Diário de Notícias
Um regime na Madeira, outro nos Açores e um outro a ser negociado entre o governo e os sindicatos, depois de o PR ter vetado uma lei do governo. Resultado: inconstitucionalidade à vista.
Para o constitucionalista Paulo Otero não há dúvidas: o facto de o regime de reposição salarial dos professores poder vir a ter três regimes diferentes consoante regiões do país (um na Madeira, outros nos Açores e um terceiro no continente) configura uma inconstitucionalidade, podendo ser utilizados pelo menos três argumentos nesse sentido.

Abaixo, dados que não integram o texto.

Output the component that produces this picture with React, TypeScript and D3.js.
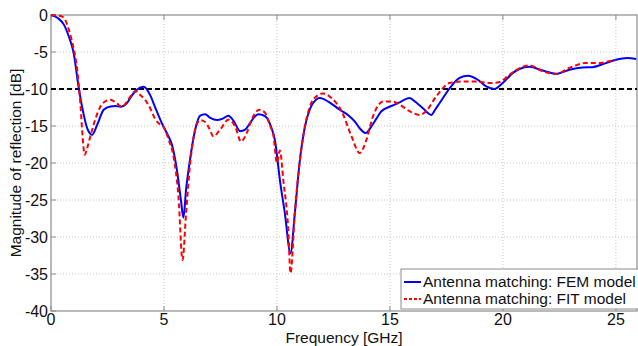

Por um lado, por violação do princípio do Estado unitário: "Isso significa que os seus cidadãos estão sujeitos a uma mesma ordem jurídica. E nada nas autonomias justifica, não há nenhum interesse regional que possa justificar, que quem exerceu as mesmas funções, no continente ou nas regiões autónomas, possa ter um tratamento diferenciado."
Aliás, acrescenta, foi por isso que quando se deram os congelamentos salariais, em 2010, eles foram universais para todos os professores, independentemente de exercer nas regiões autónomas ou no continente.

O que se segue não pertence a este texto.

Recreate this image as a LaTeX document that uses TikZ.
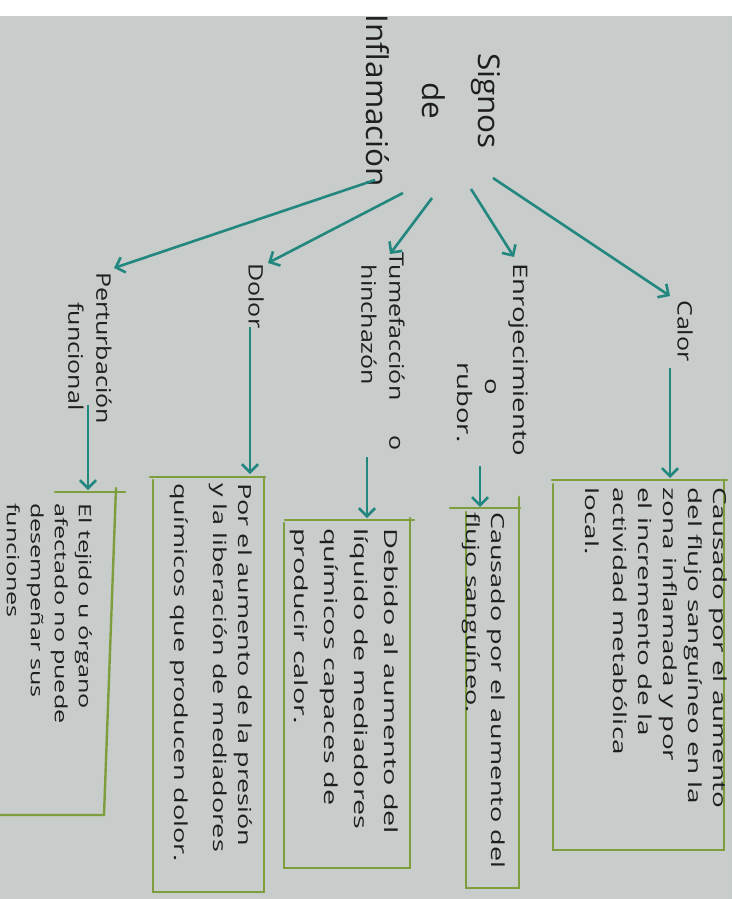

O segundo argumento deste constitucionalista prende-se com o princípio da igualdade. Ele impõe uma "proibição de discriminações em função do território onde se prestou o mesmo serviço". E, além do mais, "quem define onde se presta serviço é um serviço nacional, o Ministério da Educação". Na quarta-feira, em entrevista à RTP foi Mário Centeno quem evitou abordar a questão tendo, no entanto, deixado a ressalva de que a prioridade é o controlo orçamental.
Paulo Otero invoca ainda, "no limite", um terceiro princípio, o da "proibição do arbítrio". Ou seja, "é profundamente arbitrário que alguém pelo facto de ter prestado serviço num local possa ter a reposição integral dos anos perdidos e o mesmo não aconteça com os colegas que prestaram o mesmo serviço noutro local". Este, explica o constitucionalista, "é um princípio geral que decorre do principio do Estado de direito".
A opinião de Paulo Otero vai ao encontro do que defendeu Marques Mendes na SIC, no domingo passado. Para o comentador político (e amigo do Presidente e seu conselheiro de Estado) criou-se um "berbicacho": "Acho que é inconstitucional. Não é possível nestas matérias haver dois ou três regimes diferentes, uns professores de segunda e outros de primeira."
Para o continente, o governo previa que o descongelamento salarial e da progressão nas carreiras dos professores fosse acompanhado em 2019 de uma reposição de dois anos, nove meses e 18 dias. Contudo, tudo voltou à estava zero, depois de o Presidente da República ter vetado o diploma, devolvendo-o ao governo.
O Presidente explicou esse veto com a norma aprovada no Orçamento do Estado de 2019 que impõe ao governo que volte a negociar com os sindicatos (os quais exigem uma reposição, embora faseada, de nove anos, quatro meses e dois dias). Ou seja: para dar "efetivo cumprimento" a esta norma impondo negociações era preciso que a situação voltasse à estaca zero - e, portanto, impediu o diploma de entrar em vigor.
Falando ontem em Brasília, onde foi assistir à tomada de posse do presidente Jair Bolsonaro, Marcelo explicou que apenas apreciou "a questão formal" da aplicação da Lei do Orçamento do Estado.
"Eu o que quis foi, apenas, apreciar a questão formal - mas toda a forma tem algum conteúdo - que era a aplicação da lei do Orçamento através de um processo negocial já agora no ano em que nos encontramos. Foi só isso", declarou.
"Não me pronunciei sobre a substância da matéria, não me vou pronunciar aqui no Brasil", acrescentou, dizendo ainda que não gosta de falar "sobre matérias portuguesas" no estrangeiro.
Na Madeira está já consagrada a reposição de todo o tempo de serviço reivindicado pelos professores. A solução adotada prevê que o impacto total desta reposição só se faça sentir após a próxima legislatura. O plano aprovado prevê um faseamento até 2025, a ter início neste mês, em que os docentes irão recuperar em média, por cada ano civil, um ano e meio de serviço (545 dias). No último ano serão devolvidos os 141 dias remanescentes para perfazer a totalidade do tempo.
Também nos Açores está já aprovada pelo Parlamento regional a devolução de todo o tempo de serviço congelado. Os moldes desta devolução ainda não estão totalmente definidos. Porém, os docentes naquele arquipélago também já estão em vantagem face aos colegas do continente, porque já lhes foram devolvidos dois anos, quatro meses e dois dias de tempo de serviço.